What is the deal with these?... I see them all over CL for cheap. Are blades/parts hard to find?....are they junk?.....any insight?


----------



## dodgeboy77 (Mar 18, 2009)

They are relatively light duty saws. They are kind of a step between a 10" benchtop saw and a floor standing 14". There are a lot of alloy parts on them and nearly no cast iron. I have one and they are better than no band saw at all and can even do some re-sawing (not too thick!) if set up right. I got a 14" shop Fox a couple years ago and haven't used the Craftsman since.

I replaced the tires on mine with Urethane ones and put a fence on it. Something to be careful of is that the set-screws on the pulleys don't loosen up. 

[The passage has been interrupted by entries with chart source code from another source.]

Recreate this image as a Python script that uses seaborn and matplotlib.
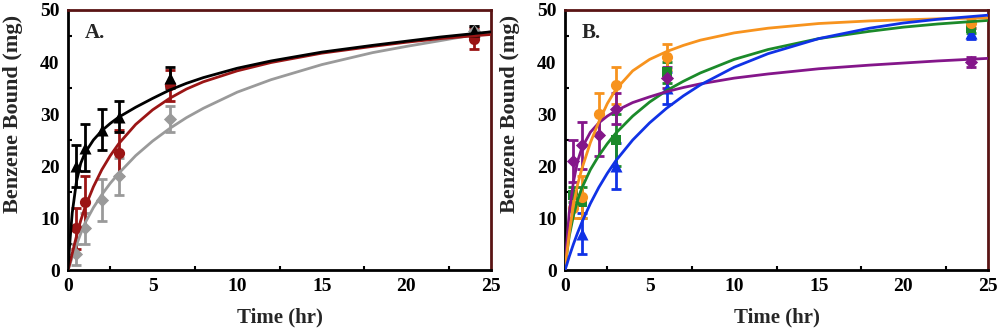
import numpy as np
import pandas as pd
import matplotlib
matplotlib.use("Agg")
import matplotlib.pyplot as plt
import seaborn as sns
from matplotlib.ticker import MultipleLocator

# === data ===
# panel A measured points (time hr, bound mg, error)
a_tri_t = [0.5, 1, 2, 3, 6, 24]
a_tri_y = [20, 23.5, 27, 29.5, 37, 46]
a_tri_e = [4, 4.5, 4, 3, 2, 1]

a_cir_t = [0.5, 1, 3, 6, 24]
a_cir_y = [8, 13, 22.5, 35.5, 44.5]
a_cir_e = [4, 5, 4.5, 3, 2]

a_dia_t = [0.5, 1, 2, 3, 6, 24]
a_dia_y = [3, 8, 13.5, 18, 29, 46]
a_dia_e = [2, 3, 4, 3.5, 2.5, 1]

# fitted curves, read at these times
fit_t = [0, 0.1, 0.25, 0.5, 0.75, 1, 1.5, 2, 2.5, 3, 4, 5, 6, 7, 8, 10,
         12, 15, 18, 20, 22, 25]
a_fit_black = [0, 5, 11, 17, 20.5, 22.5, 25, 26.8, 28.2, 29.4, 31.3, 33,
               34.6, 35.9, 37, 38.8, 40.2, 41.9, 43.2, 44, 44.8, 45.8]
a_fit_red = [0, 1.2, 3.2, 6.5, 9.5, 12, 16, 19.3, 22, 24.3, 28, 30.8,
             33, 34.8, 36.2, 38.3, 39.9, 41.7, 43, 43.8, 44.5, 45.3]
a_fit_gray = [0, 1, 2.5, 4.8, 7, 9, 12, 14.5, 16.7, 18.6, 22, 24.8,
              27.2, 29.3, 31.1, 34.2, 36.6, 39.5, 41.8, 43, 44.1, 45.8]

# panel B measured points
b_ora_t = [0.5, 1, 2, 3, 6, 24]
b_ora_y = [12, 14, 30, 35.5, 41, 47.5]
b_ora_e = [2, 4, 4, 3.5, 2.5, 1]

b_pur_t = [0.5, 1, 2, 3, 6, 24]
b_pur_y = [21, 24, 26, 31, 37, 40]
b_pur_e = [4, 4.5, 4, 3, 2, 1]

b_grn_t = [0.5, 1, 3, 6, 24]
b_grn_y = [14.5, 13, 25, 38, 46.5]
b_grn_e = [1.5, 3, 5, 2, 1]

b_blu_t = [1, 3, 6, 24]
b_blu_y = [7, 20, 35, 45.5]
b_blu_e = [4, 4.5, 3, 1]

b_fit_orange = [0, 3, 7, 12.5, 16.5, 19.5, 24.5, 28.5, 32, 34.7, 38.3, 40.5,
                42, 43.2, 44.2, 45.6, 46.5, 47.4, 47.9, 48.1, 48.3, 48.5]
b_fit_purple = [0, 5, 11, 17, 21, 23.5, 26.5, 28.3, 29.6, 30.6, 32.2, 33.3,
                34.3, 35.1, 35.8, 36.9, 37.7, 38.7, 39.4, 39.8, 40.2, 40.7]
b_fit_green = [0, 3, 6.5, 10.5, 13.5, 15.8, 19.3, 22, 24.3, 26.3, 29.6, 32.3,
               34.5, 36.3, 37.9, 40.5, 42.4, 44.5, 45.9, 46.7, 47.3, 48]
b_fit_blue = [0, 1, 2.6, 5, 7.2, 9.2, 12.8, 15.9, 18.6, 21, 25, 28.3,
              31.1, 33.5, 35.6, 39, 41.6, 44.5, 46.5, 47.5, 48.2, 49]

C_BLACK = "#000000"
C_RED = "#9b1515"
C_GRAY = "#9a9a9a"
C_ORANGE = "#f7931e"
C_PURPLE = "#84168a"
C_GREEN = "#1b8a2a"
C_BLUE = "#1032e6"
FRAME = "#5a1414"

sns.set_theme(style="white")
plt.rcParams["font.family"] = ["Liberation Serif", "DejaVu Serif"]
plt.rcParams["font.weight"] = "bold"

fig = plt.figure(figsize=(10, 3.33), dpi=100)
axA = fig.add_axes([0.068, 0.189, 0.423, 0.781])
axB = fig.add_axes([0.565, 0.189, 0.423, 0.781])


def draw_series(ax, t, y, e, color, marker, ms):
    ax.errorbar(t, y, yerr=e, fmt="none", ecolor=color, elinewidth=2,
                capsize=3.5, capthick=2, zorder=2)
    sns.scatterplot(x=t, y=y, ax=ax, color=color, marker=marker, s=ms,
                    edgecolor=color, linewidth=0, zorder=3)


def draw_fit(ax, ys, color):
    df = pd.DataFrame({"t": fit_t, "y": ys})
    sns.lineplot(data=df, x="t", y="y", ax=ax, color=color, lw=2, zorder=4)


draw_series(axA, a_dia_t, a_dia_y, a_dia_e, C_GRAY, "D", 45)
draw_series(axA, a_cir_t, a_cir_y, a_cir_e, C_RED, "o", 65)
draw_series(axA, a_tri_t, a_tri_y, a_tri_e, C_BLACK, "^", 75)
draw_fit(axA, a_fit_gray, C_GRAY)
draw_fit(axA, a_fit_red, C_RED)
draw_fit(axA, a_fit_black, C_BLACK)

draw_series(axB, b_blu_t, b_blu_y, b_blu_e, C_BLUE, "^", 75)
draw_series(axB, b_grn_t, b_grn_y, b_grn_e, C_GREEN, "s", 60)
draw_series(axB, b_ora_t, b_ora_y, b_ora_e, C_ORANGE, "o", 65)
draw_series(axB, b_pur_t, b_pur_y, b_pur_e, C_PURPLE, "D", 45)
draw_fit(axB, b_fit_green, C_GREEN)
draw_fit(axB, b_fit_purple, C_PURPLE)
draw_fit(axB, b_fit_orange, C_ORANGE)
draw_fit(axB, b_fit_blue, C_BLUE)

for ax, label in [(axA, "A."), (axB, "B.")]:
    ax.set_xlim(0, 25)
    ax.set_ylim(0, 50)
    ax.xaxis.set_major_locator(MultipleLocator(5))
    ax.xaxis.set_minor_locator(MultipleLocator(2.5))
    ax.yaxis.set_major_locator(MultipleLocator(10))
    ax.yaxis.set_minor_locator(MultipleLocator(5))
    ax.tick_params(which="both", direction="in", top=False, right=False,
                   labelsize=14, width=1.5, colors="black", pad=6)
    ax.tick_params(which="major", length=6)
    ax.tick_params(which="minor", length=3, left=True, bottom=True)
    for lab in ax.get_xticklabels() + ax.get_yticklabels():
        lab.set_fontweight("bold")
    ax.spines["left"].set_color("black")
    ax.spines["bottom"].set_color("black")
    ax.spines["top"].set_color(FRAME)
    ax.spines["right"].set_color(FRAME)
    for sp in ax.spines.values():
        sp.set_linewidth(2)
    ax.set_xlabel("Time (hr)", fontsize=15, fontweight="bold")
    ax.set_ylabel("Benzene Bound (mg)", fontsize=16, fontweight="bold")
    ax.xaxis.set_label_coords(0.5, -0.145)
    ax.yaxis.set_label_coords(-0.106, 0.6)
    ax.text(0.04, 0.95, label, transform=ax.transAxes, fontsize=15,
            fontweight="bold", va="top", ha="left")

fig.savefig("out.png", dpi=100)
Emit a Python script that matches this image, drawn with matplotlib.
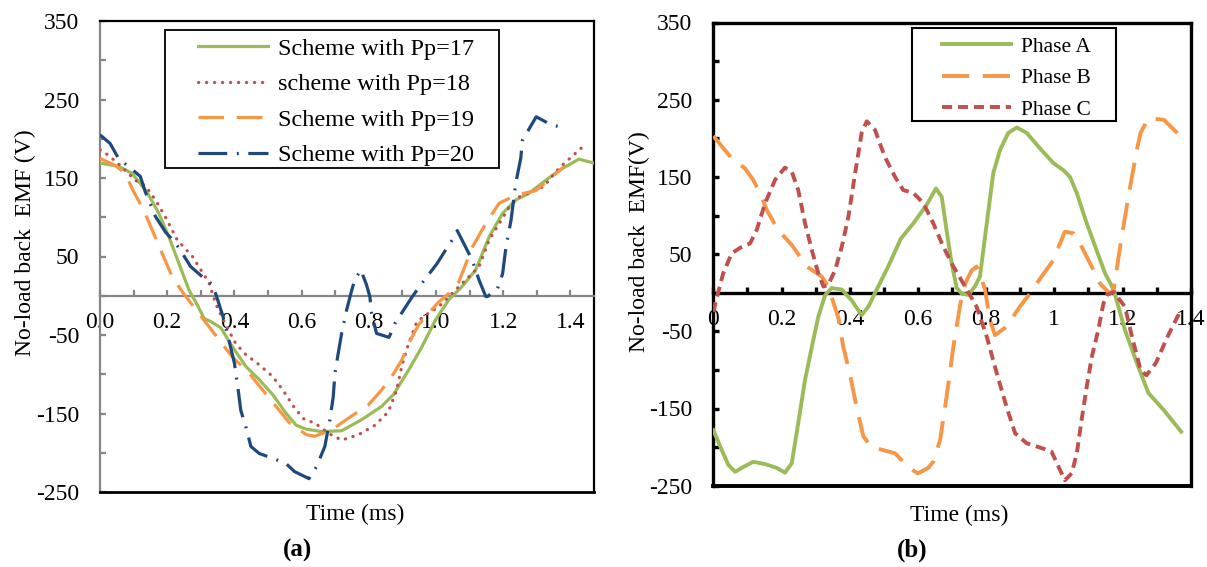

The good thing is that if you have no band saw at all, you can probably pick one up cheap as they are all over (I think I paid $60 for mine). Being Sears, blades are available at their stores and other parts are probably still available. Tires and upgraded guides are available through third parties, too.

Bill


----------



## vinnypatternmaker (Mar 27, 2011)

Hi,
I own one, paid a lot more for it new (2 speed), and find it adequite. The head tilts (sometimes a plus) but the footprint is large. The table is a large size, (a +) if it fits your needs! Parts are still available thru Sears, and it works well. 
Dodgeboy77 got his for $60.00, quite a bargain, if you have the room!
Marena


----------



## Pirate (Jul 23, 2009)

Junk


----------



## jtrom (Dec 27, 2011)

Would these saws be good for making bevels on long peices of wood?


----------